Bobby Jindal talks to reporters in the spin room Thursday.
Bobby Jindal talks to reporters in the spin room Thursday.
Jonathan Allen/Vox

CLEVELAND — For a moment Thursday night, Bobby Jindal looked like the next president of the United States. Fresh off attacking radical Islam and Planned Parenthood with equal zeal in the Republican primary debate here, he got mobbed by dozens of reporters as he walked into the post-debate spin room. They wanted to know more about his pledge to sic the IRS and Justice Department on Planned Parenthood. He was the hot story — until Carly Fiorina appeared in the far corner and most of the Jindal horde raced over to her.

One of the handful of remaining reporters asked how Jindal could hope to compete for the nomination when he was relegated to the "kids' table" — the media shorthand for the debate featuring Republicans who didn't make the cut for the main GOP showdown later Thursday night. The ignominy of being an also-ran in the consolation debate must have settled in pretty quickly for the Louisiana governor.

"This was the first debate, not the last debate," he offered, before dodging the humiliating question of whether he would stick around to watch the real contenders debate.

And Jindal's experience wasn't the worst: Former Virginia Gov. Jim Gilmore stood alone, save for photographers charged with getting his picture, until one person with a camera gamely asked a question.

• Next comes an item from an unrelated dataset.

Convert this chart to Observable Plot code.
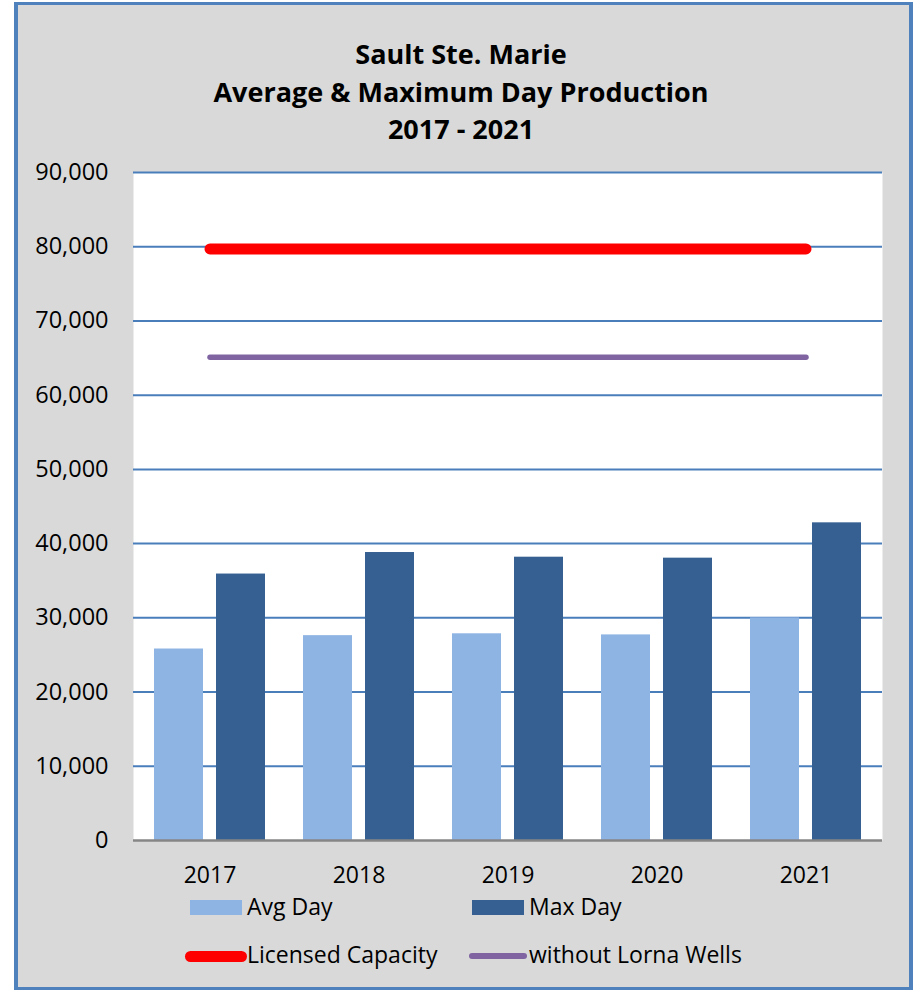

For everyone other than Fiorina — who was rated the hands-down winner by many observers on site and in their living rooms — there was no sugarcoating the brutality of riding the bench in a presidential primary. Life, Thomas Hobbes observed, is nasty, brutish, and short. For B-listers, Thursday night was nasty, brutish, and long — 75 minutes on stage, followed by nearly an hour in the spin room, a two-hour wait for the main debate, and then watching, or not watching, the big show they all believed they belonged in.

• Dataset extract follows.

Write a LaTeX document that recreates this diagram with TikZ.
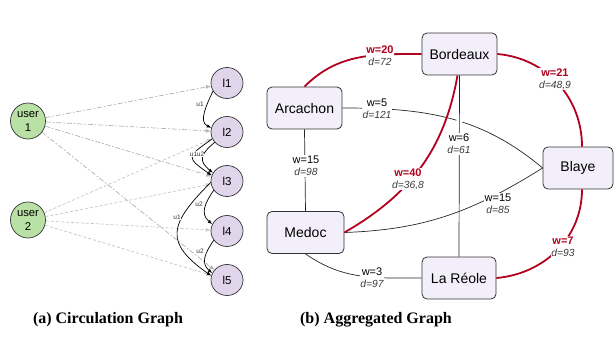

The crowd around Carly Fiorina made it impossible to see her from a short distance.

Jonathan Allen/Vox

"The trouble with the 'happy hour' debate is these folks are under pressure to throw a bomb or to light a fire, which isn't the default speed for many of these candidates," said Kristen Soltis Anderson, a Republican pollster and political strategist. "Carly was one of the only ones to really come in with a clear goal of making waves."

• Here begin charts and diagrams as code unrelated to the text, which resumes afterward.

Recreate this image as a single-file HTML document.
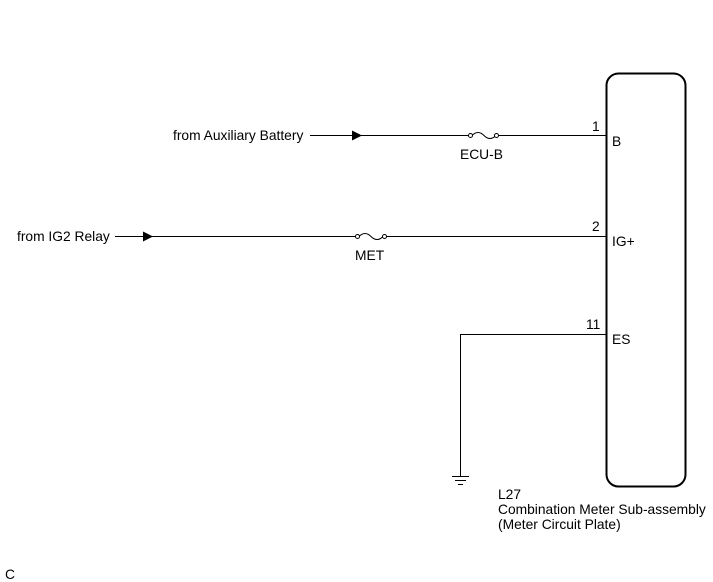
<!DOCTYPE html>
<html><head><style>
html,body{margin:0;padding:0;background:#fff;}
svg{display:block;}
text{font-family:"Liberation Sans",Arial,sans-serif;font-size:13.8px;fill:#000;}
</style></head><body>
<svg width="713" height="582" viewBox="0 0 713 582" xmlns="http://www.w3.org/2000/svg">
<rect x="606.5" y="73.5" width="79" height="413" rx="12" fill="none" stroke="#000" stroke-width="2"/>
<g stroke="#000" stroke-width="1" fill="none">
<line x1="310" y1="135.5" x2="469" y2="135.5"/>
<line x1="497" y1="135.5" x2="606" y2="135.5"/>
<path d="M472 135.5 q6 -6 12 0 q6 6 12 0"/>
<circle cx="470.5" cy="135.5" r="2" fill="#fff"/>
<circle cx="496.5" cy="135.5" r="2" fill="#fff"/>
<line x1="115" y1="236.5" x2="356" y2="236.5"/>
<line x1="386" y1="236.5" x2="606" y2="236.5"/>
<path d="M359 236.5 q6 -6 12 0 q6 6 12 0"/>
<circle cx="357.5" cy="236.5" r="2" fill="#fff"/>
<circle cx="384.5" cy="236.5" r="2" fill="#fff"/>
<polyline points="606,334.5 460.5,334.5 460.5,476"/>
<line x1="452" y1="476.5" x2="469" y2="476.5"/>
<line x1="455" y1="480.5" x2="466" y2="480.5"/>
<line x1="458" y1="484.5" x2="463" y2="484.5"/>
</g>
<polygon points="352,130.5 362,135.5 352,140.5" fill="#000"/>
<polygon points="143,231.5 153,236.5 143,241.5" fill="#000"/>
<text x="173" y="140">from Auxiliary Battery</text>
<text x="17" y="241">from IG2 Relay</text>
<text x="460" y="159">ECU-B</text>
<text x="355" y="260">MET</text>
<text x="592" y="131">1</text>
<text x="592" y="231">2</text>
<text x="586" y="329">11</text>
<text x="612" y="146">B</text>
<text x="612" y="246">IG+</text>
<text x="612" y="344">ES</text>
<text x="498" y="499">L27</text>
<text x="498" y="514">Combination Meter Sub-assembly</text>
<text x="498" y="529">(Meter Circuit Plate)</text>
<text x="5" y="579">C</text>
</svg>
</body></html>
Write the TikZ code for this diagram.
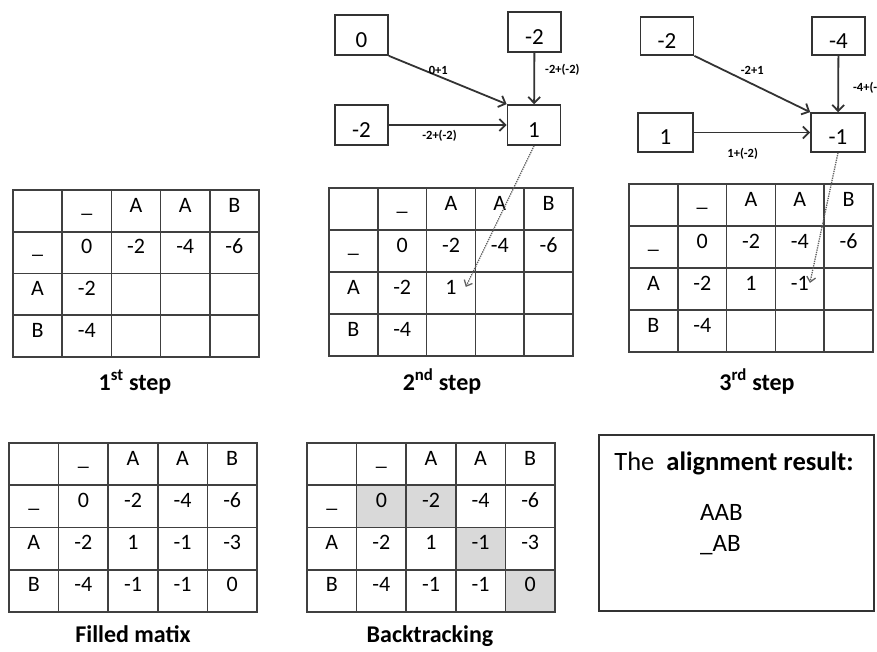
\documentclass[tikz,border=0pt]{standalone}
\usepackage{fontspec}
\setmainfont{Carlito}
\usetikzlibrary{arrows.meta,positioning}

\begin{document}
\begin{tikzpicture}[
        x=1pt,
        y=-1pt,
        rule/.style={draw=black!75, line width=1.7pt, line cap=rect},
        cell/.style={anchor=base, inner sep=1pt, font=\fontsize{22}{26}\selectfont},
        valbox/.style={draw=black!80, line width=1.7pt, minimum width=53pt, minimum height=40pt,
            text height=24pt, text depth=0pt, font=\fontsize{23}{27}\selectfont},
        flow/.style={draw=black!80, line width=1.8pt, -{Straight Barb[length=6pt,width=12pt]}},
        trace/.style={draw=black!62, densely dotted, line width=1.3pt, -{Straight Barb[length=5pt,width=9pt]}},
        sum/.style={inner sep=1pt, font=\bfseries\fontsize{12.5}{14}\selectfont},
        caption/.style={anchor=base, font=\bfseries\fontsize{24}{28}\selectfont},
        hit/.style={fill=black!15}
    ]
        \useasboundingbox (0,0) rectangle (877,651);

        % shaded path of the backtracking table
        \foreach \r/\c in {1/1,1/2,2/3,3/4}
            \fill[hit] (307+\c*49.6,443+\r*42.25) rectangle ++(49.6,42.25);

        % the five score tables
        \foreach \tname/\tx/\ty/\cw/\rh in {
            t1/13/190/49.2/41.75,
            t2/329/188/48.8/42,
            t3/629/184/48.8/42,
            fm/9/443/49.6/42.25,
            bt/307/443/49.6/42.25
        }{
            \begin{scope}[shift={(\tx,\ty)}]
                \foreach \i in {0,...,5}
                    \draw[rule] (\i*\cw,0) -- (\i*\cw,4*\rh);
                \foreach \j in {0,...,4}
                    \draw[rule] (0,\j*\rh) -- (5*\cw,\j*\rh);
                \foreach \c/\txt in {1/\_,2/A,3/A,4/B}
                    \node[cell] (\tname-0-\c) at ({(\c+.5)*\cw},22) {\txt};
                \foreach \r/\txt in {1/\_,2/A,3/B}
                    \node[cell] (\tname-\r-0) at (.5*\cw,\r*\rh+22) {\txt};
                \foreach \c/\txt in {1/0,2/-2,3/-4,4/-6}
                    \node[cell] (\tname-1-\c) at ({(\c+.5)*\cw},\rh+22) {\txt};
                \foreach \r/\txt in {2/-2,3/-4}
                    \node[cell] (\tname-\r-1) at (1.5*\cw,\r*\rh+22) {\txt};
            \end{scope}
        }

        \foreach \tname/\r/\c/\txt in {
            t2/2/2/1,
            t3/2/2/1, t3/2/3/-1,
            fm/2/2/1, fm/2/3/-1, fm/2/4/-3, fm/3/2/-1, fm/3/3/-1, fm/3/4/0,
            bt/2/2/1, bt/2/3/-1, bt/2/4/-3, bt/3/2/-1, bt/3/3/-1, bt/3/4/0
        }
            \node[cell] (\tname-\r-\c) at (\tname-0-\c.base |- \tname-\r-0.base) {\txt};

        % second step
        \node[valbox] (m-diag) at (361.5,35) {0};
        \node[valbox] (m-up) at (534.5,32) {-2};
        \node[valbox] (m-left) at (361.5,125) {-2};
        \node[valbox] (m-new) at (534,125) {1};

        \draw[flow] (m-diag.south east) -- (m-new.north west)
            node[sum, pos=.42, yshift=6pt] {0+1};
        \draw[flow] (m-up) -- (m-new)
            node[sum, pos=.34, right=9pt] {-2+(-2)};
        \draw[flow] (m-left) -- (m-new)
            node[sum, pos=.43, below=3pt] {-2+(-2)};

        % third step
        \node[valbox, minimum height=38pt] (r-diag) at (667,36) {-2};
        \node[valbox, minimum height=38pt] (r-up) at (838.5,36) {-4};
        \node[valbox, minimum height=39pt, minimum width=55pt] (r-left) at (665.5,132.5) {1};
        \node[valbox, minimum height=39pt, minimum width=54pt] (r-new) at (838,132.5) {-1};

        \draw[flow] (r-diag.south east) -- (r-new.north west)
            node[sum, pos=.5, above=8pt] {-2+1};
        \draw[flow] (r-up) -- (r-new)
            node[sum, pos=.57, right=13pt] {-4+(-2)};
        \draw[flow] (r-left) -- (r-new)
            node[sum, pos=.42, below=14pt] {1+(-2)};

        \draw[trace] (m-new.south) -- ([xshift=8pt]t2-2-2.east);
        \draw[trace] (r-new.south) -- (t3-2-3.east);

        \node[caption] (cap1) at (135,390) {1\textsuperscript{st} step};
        \node[caption] (cap2) at (442,390) {2\textsuperscript{nd} step};
        \node[caption] (cap3) at (757,390) {3\textsuperscript{rd} step};
        \node[caption] (cap4) at (133,642) {Filled matix};
        \node[caption] (cap5) at (430,642) {Backtracking};

        % result
        \draw[draw=black!80, line width=1.7pt] (599,435) rectangle (874,611);
        \node[anchor=base, font=\fontsize{26.5}{30}\selectfont] (title) at (734,470) {The~ \textbf{alignment result:}};
        \node[anchor=base west, inner sep=0pt, font=\fontsize{25}{29}\selectfont] (seq1) at (700,520) {AAB};
        \node[anchor=base west, inner sep=0pt, font=\fontsize{25}{29}\selectfont] (seq2) at (700,551) {\_AB};
    \end{tikzpicture}
\end{document}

Even the questions were rougher than usual

It's not perfectly true all the time, but usually a moderator's willingness to rip a candidate to shreds is in direct inverse proportion to that candidate's likelihood of being the next president. It's not that front-running candidates avoid tough questions. But those questions are usually framed a little more respectfully.

Not at the kids' table.

Reporters watch Rick Perry of Texas in the consolation debate.

Jonathan Allen/Vox

The first question went to Rick Perry, who was the highest-polling candidate to miss the cut for the real debate. Bill Hemmer, reminding the audience that Perry lost in 2012, asked, "Why should someone vote for you now?"

"Americans are going to see that I'm ready," Perry said.

It went downhill from there.

Martha McCallum asked Fiorina if it was "a stretch" to have compared herself to Margaret Thatcher. Fiorina did better than Perry, noting that some presidents had started out with low numbers in national polls.

Then Hemmer put the hammer to Rick Santorum.

"Has your moment passed, senator?" he asked.

There's no good answer to that question.

Betsy Fischer Martin, executive in residence at American University's school of public affairs and the longtime executive producer of Meet the Press, said the whole debate had the moribund feel of "the Republican response to the State of the Union."

Jindal's response to the 2009 State of the Union was roundly panned and may have prevented him from becoming the prominent national figure he had hoped to be.

His consolation Thursday night: dinner with other kids' table contestants.